At the this year’s two-day China Development Forum, which started Sunday, Chinese officials are expecting more than 100 foreign participants, including CEOs of major overseas firms as well as leaders of the IMF and World Bank.

During a keynote speech at the forum, Chinese Premier Li Qiang pledged efforts to promote “high-quality development,” “intensify macro-policy adjustments,” and expand domestic demand, according to state media reports. He also vowed a “higher level of openness” while addressing challenges.

Separately, officials reportedly pledged further protection to foreign-funded firms as overseas investment flows to China dry up

The measures coincide with other moves Beijing has made in recent weeks to boost confidence among foreign investors and businesses as it pursues a growth target of about 5% this year.

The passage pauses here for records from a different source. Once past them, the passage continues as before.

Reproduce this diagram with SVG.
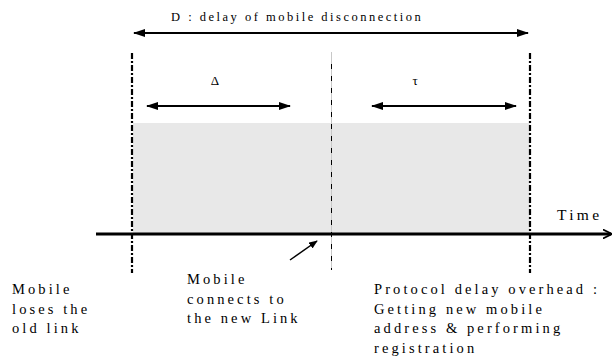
<svg xmlns="http://www.w3.org/2000/svg" width="614" height="359" viewBox="0 0 614 359">
  <style>
    text { font-family: "Liberation Serif", "Times New Roman", serif; fill: #000; }
    .lbl { font-size: 14.5px; letter-spacing: 3.1px; }
    .title { font-size: 12.5px; letter-spacing: 2.5px; }
    .axis { font-size: 15.5px; letter-spacing: 3.3px; }
    .sym { font-size: 13px; }
    .span { stroke: #000; stroke-width: 2; fill: none; }
    .bound { stroke: #000; stroke-width: 2.2; stroke-dasharray: 6 2 2 2; fill: none; }
    .mid-base { stroke: #c8c8c8; stroke-width: 1; fill: none; }
    .mid { stroke: #000; stroke-width: 1; stroke-dasharray: 5 7; fill: none; }
  </style>
  <defs>
    <marker id="head" viewBox="0 0 12 8" refX="11" refY="4" markerWidth="12" markerHeight="8" markerUnits="userSpaceOnUse" orient="auto-start-reverse">
      <path d="M0,0 L12,4 L0,8 Z" fill="#000"/>
    </marker>
    <marker id="timehead" viewBox="0 0 10 10" refX="9" refY="5" markerWidth="9" markerHeight="10" markerUnits="userSpaceOnUse" orient="auto">
      <path d="M0,0 L10,5 L0,10" fill="none" stroke="#000" stroke-width="2"/>
    </marker>
    <marker id="small" viewBox="0 0 10 8" refX="9" refY="4" markerWidth="9" markerHeight="7" markerUnits="userSpaceOnUse" orient="auto">
      <path d="M0,0 L10,4 L0,8 Z" fill="#000"/>
    </marker>
  </defs>

  <!-- disconnection interval shading -->
  <g id="interval">
    <rect x="133" y="123" width="397" height="111" fill="#e8e8e8"/>
  </g>

  <g id="connectors">
    <!-- overall delay D -->
    <line class="span" x1="134" y1="33" x2="528" y2="33" marker-start="url(#head)" marker-end="url(#head)"/>
    <!-- Δ and τ spans -->
    <line class="span" x1="147" y1="106" x2="290" y2="106" marker-start="url(#head)" marker-end="url(#head)"/>
    <line class="span" x1="372" y1="106" x2="516" y2="106" marker-start="url(#head)" marker-end="url(#head)"/>
    <!-- time axis -->
    <line x1="96" y1="234" x2="611" y2="234" stroke="#000" stroke-width="3" marker-end="url(#timehead)"/>
    <!-- event boundaries -->
    <line class="bound" x1="132" y1="53" x2="132" y2="273"/>
    <line class="bound" x1="530" y1="53" x2="530" y2="273"/>
    <line class="mid-base" x1="331.5" y1="52" x2="331.5" y2="270"/>
    <line class="mid" x1="331.5" y1="64" x2="331.5" y2="270"/>
    <!-- pointer to link connection -->
    <line x1="290" y1="260" x2="317" y2="241" stroke="#000" stroke-width="1.5" marker-end="url(#small)"/>
  </g>

  <g id="label-D">
    <text class="title" x="171" y="21">D : delay of mobile disconnection</text>
  </g>
  <g id="label-delta">
    <text class="sym" x="215" y="85" text-anchor="middle">Δ</text>
  </g>
  <g id="label-tau">
    <text class="sym" x="415" y="85" text-anchor="middle">τ</text>
  </g>
  <g id="label-time">
    <text class="axis" x="557" y="220">Time</text>
  </g>
  <g id="event-lose">
    <text class="lbl" x="12" y="294">Mobile</text>
    <text class="lbl" x="12" y="313.5">loses the</text>
    <text class="lbl" x="12" y="333">old link</text>
  </g>
  <g id="event-connect">
    <text class="lbl" x="187" y="284">Mobile</text>
    <text class="lbl" x="187" y="303.5">connects to</text>
    <text class="lbl" x="187" y="323">the new Link</text>
  </g>
  <g id="event-overhead">
    <text class="lbl" x="374" y="294">Protocol delay overhead :</text>
    <text class="lbl" x="374" y="313.5">Getting new mobile</text>
    <text class="lbl" x="374" y="333">address &amp; performing</text>
    <text class="lbl" x="374" y="352.5">registration</text>
  </g>
</svg>
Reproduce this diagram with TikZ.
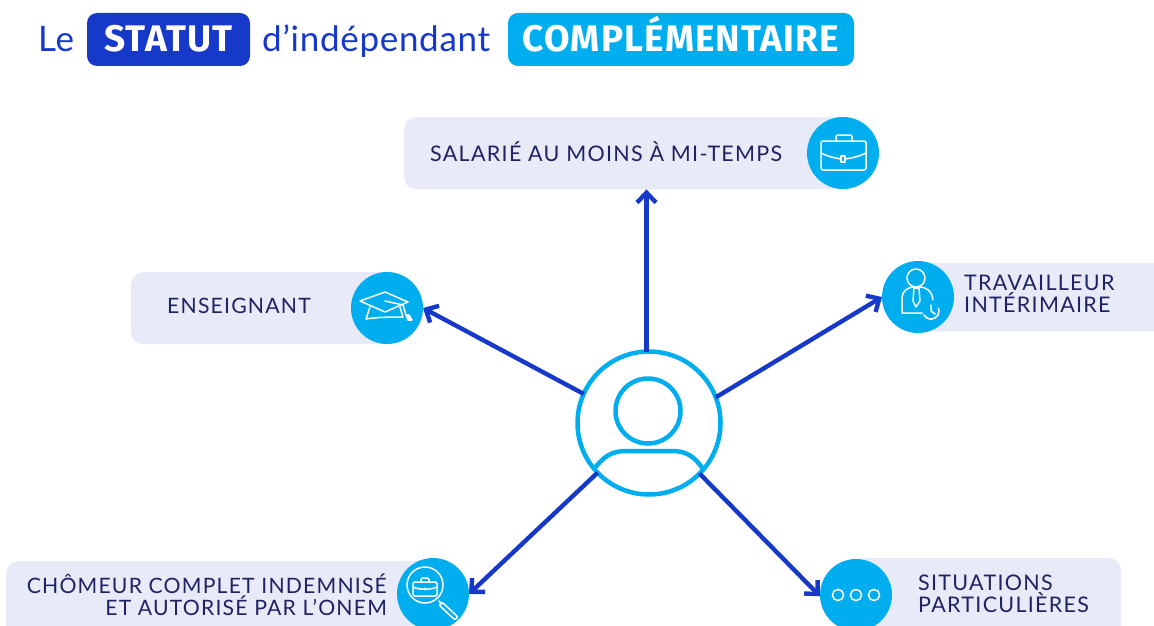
\documentclass[tikz,border=0pt]{standalone}
\usepackage{fontspec}
\usetikzlibrary{arrows.meta}
\setmainfont{Lato}
\newfontfamily\labfont[LetterSpace=6]{Lato}
\newfontfamily\labtight[LetterSpace=5.6]{Lato}
\newfontfamily\titlefont[LetterSpace=2]{Lato}
\newfontfamily\headfont[LetterSpace=3]{Fira Sans}
\definecolor{royal}{HTML}{1739C9}
\definecolor{sky}{HTML}{00AEEF}
\definecolor{pale}{HTML}{E8EAF8}
\definecolor{navy}{HTML}{1F2263}
\tikzset{
  x=1pt,y=-1pt,
  titlebox/.style={rounded corners=10pt,minimum height=53pt,inner sep=0pt,fill=#1},
  titlecaps/.style={inner sep=0pt,text=white,anchor=base,font=\headfont\fontsize{37}{40}\selectfont\bfseries},
  titletext/.style={inner sep=0pt,text=royal,font=\titlefont\fontsize{35}{40}\selectfont},
  band/.style={fill=pale,rounded corners=12pt,inner sep=0pt,anchor=north west},
  disc/.style={circle,fill=sky,minimum size=72pt,inner sep=0pt,outer sep=0pt},
  hubring/.style={circle,draw=sky,line width=4.5pt,minimum size=143pt,inner sep=0pt,outer sep=0pt,fill=white},
  lab/.style={inner sep=0pt,text=navy,align=left,font=\labfont\fontsize{21.5}{21.5}\selectfont},
  labs/.style={inner sep=0pt,text=navy,font=\labtight\fontsize{21.2}{21.5}\selectfont},
  link/.style={draw=royal,line width=4.4pt,-{Straight Barb[length=10pt,width=19pt,line width=4.4pt]}},
  glyph/.style={draw=white,line width=1.5pt,line join=round,line cap=round,fill=none},
}
\begin{document}
\begin{tikzpicture}
\useasboundingbox (0,0) rectangle (1154,626);
\clip (0,0) rectangle (1154,626);
% title
\node[titletext,anchor=base west] (tle) at (38,52) {Le};
\node[titlebox=royal,minimum width=163pt] (tstatut) at (168.5,39.5) {};
\node[titlecaps] (tstatutlab) at (168.5,52) {STATUT};
\node[titletext,anchor=base west] (tind) at (262,52) {d’indépendant};
\node[titlebox=sky,minimum width=346pt] (tcomp) at (681,39.5) {};
\node[titlecaps] (tcomplab) at (681,52) {COMPLÉMENTAIRE};
% bands
\node[band,minimum width=445pt,minimum height=72pt] (b1) at (404,117) {};
\node[band,minimum width=260pt,minimum height=72pt] (b2) at (131,272) {};
\node[band,minimum width=280pt,minimum height=68pt] (b3) at (900,263) {};
\node[band,minimum width=425pt,minimum height=80pt] (b4) at (6,561) {};
\node[band,minimum width=271pt,minimum height=80pt] (b5) at (850,558) {};
% discs
\node[disc] (d1) at (843,153) {};
\node[disc] (d2) at (387,308) {};
\node[disc] (d3) at (918,297) {};
\node[disc] (d4) at (433,594) {};
\node[disc] (d5) at (856,595) {};
% hub
\node[hubring] (hub) at (649,423) {};
% connectors
\draw[link] (hub.92) -- (hub.92 |- b1.south);
\draw[link] (hub.156) -- (d2.0);
\draw[link] (hub.21) -- (d3.180);
\draw[link] (hub.224) -- (d4.0);
\draw[link] (hub.315) -- (d5.182);
% hub person
\node[circle,draw=sky,line width=4.5pt,minimum size=65pt,inner sep=0pt] (head) at (648,411) {};
\draw[draw=sky,line width=4.5pt] (594,469) .. controls (604,456) and (612,451) .. (626,451) -- (672,451) .. controls (686,451) and (694,456) .. (703,469);
% labels
\node[lab,anchor=west] (l1) at (430,152) {SALARIÉ AU MOINS À MI-TEMPS};
\node[labs,anchor=west] (l2) at (167,306) {ENSEIGNANT};
\node[lab,anchor=west] (l3) at (964,294) {TRAVAILLEUR\\INTÉRIMAIRE};
\node[labs,anchor=east,align=right] (l4) at (387,595) {CHÔMEUR COMPLET INDEMNISÉ\\ET AUTORISÉ PAR L’ONEM};
\node[lab,anchor=west] (l5) at (918,594) {SITUATIONS\\PARTICULIÈRES};
% briefcase
\draw[glyph,rounded corners=2pt] (821,141) rectangle (866,170);
\draw[glyph,rounded corners=2pt] (836,141) -- (836,135) -- (852,135) -- (852,141);
\draw[glyph] (821,153) .. controls (829,157) and (835,158) .. (841,159);
\draw[glyph] (845,159) .. controls (852,158) and (858,157) .. (866,153);
\draw[glyph] (841,156) rectangle (845,162);
% cap
\draw[glyph] (360,301) -- (385,292) -- (408,302) -- (385,312) -- cycle;
\draw[glyph] (370,307) -- (366,319) .. controls (378,317) and (392,317) .. (403,317) -- (400,307);
\draw[glyph] (385,301) -- (403,305) -- (406,315);
\draw[glyph,fill=white] (406,315) -- (409,315) -- (412,320) -- (408,320) -- cycle;
% worker
\draw[glyph] (916,278) circle (9);
\draw[glyph] (922,313) -- (902,313) -- (902,298) .. controls (902,291) and (908,287) .. (914,287) -- (920,287) .. controls (926,287) and (932,291) .. (933,300);
\draw[glyph] (914,288) -- (919,288) -- (920,301) -- (916,307) -- (913,301) -- cycle;
\draw[glyph] (924,315) arc[start angle=150,end angle=-20,radius=8];
\draw[glyph,dash pattern=on 1.5pt off 3pt] (938.5,314) arc[start angle=20,end angle=140,radius=8];
\draw[glyph] (931,305) -- (931,311) -- (935,314);
% magnifier
\draw[glyph] (425,585) circle (18);
\draw[glyph] (439,601) -- (442,604);
\draw[glyph,rounded corners=2pt] (442,602) -- (458,617) -- (455,620) -- (439,605) -- cycle;
\draw[glyph,rounded corners=1.5pt] (413,582) rectangle (437,596);
\draw[glyph,rounded corners=1.5pt] (421,582) -- (421,578) -- (429,578) -- (429,582);
\draw[glyph] (413,587) .. controls (419,590) and (431,590) .. (437,587);
\fill[white] (425,589) circle (1.6);
% dots
\draw[glyph] (838,595) circle (5.6);
\draw[glyph] (856,595) circle (5.6);
\draw[glyph] (874,595) circle (5.6);
\end{tikzpicture}
\end{document}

The Chinese government previously admitted the 2023 target “will not be easy,” particularly since the country continues to face overcapacity and faltering price pressures amid a property and debt crisis.

At the World Economic Forum in Davos earlier this year, Georgieva had outlined some short- and long-term challenges facing the world’s second-largest economy, warning that China needed structural reforms in order to ramp up growth and move toward boosting domestic consumption and confidence.

Separately, the IMF said in November that it expected China’s economy to grow 4.6% in 2024, warning of continued real estate struggles.

On Sunday, Georgieva highlighted the “most-pressing near-term challenges” for China, which include “transitioning the property sector to a more sustainable footing and reducing local government debt risks.”

In order to avoid this scenario, China will need to take “decisive steps” to complete unfinished housing stranded by bankrupt developers and to reduce risks from local government debt, the IMF chief said Sunday. 

That way, the country could “accelerate the solution to the current property sector problems and lift up consumer and investor confidence,” she added.

“A key feature of high-quality growth will need to be higher reliance on domestic consumption,” Georgieva, said, adding that doing so “depends on boosting the spending power of individuals and families.”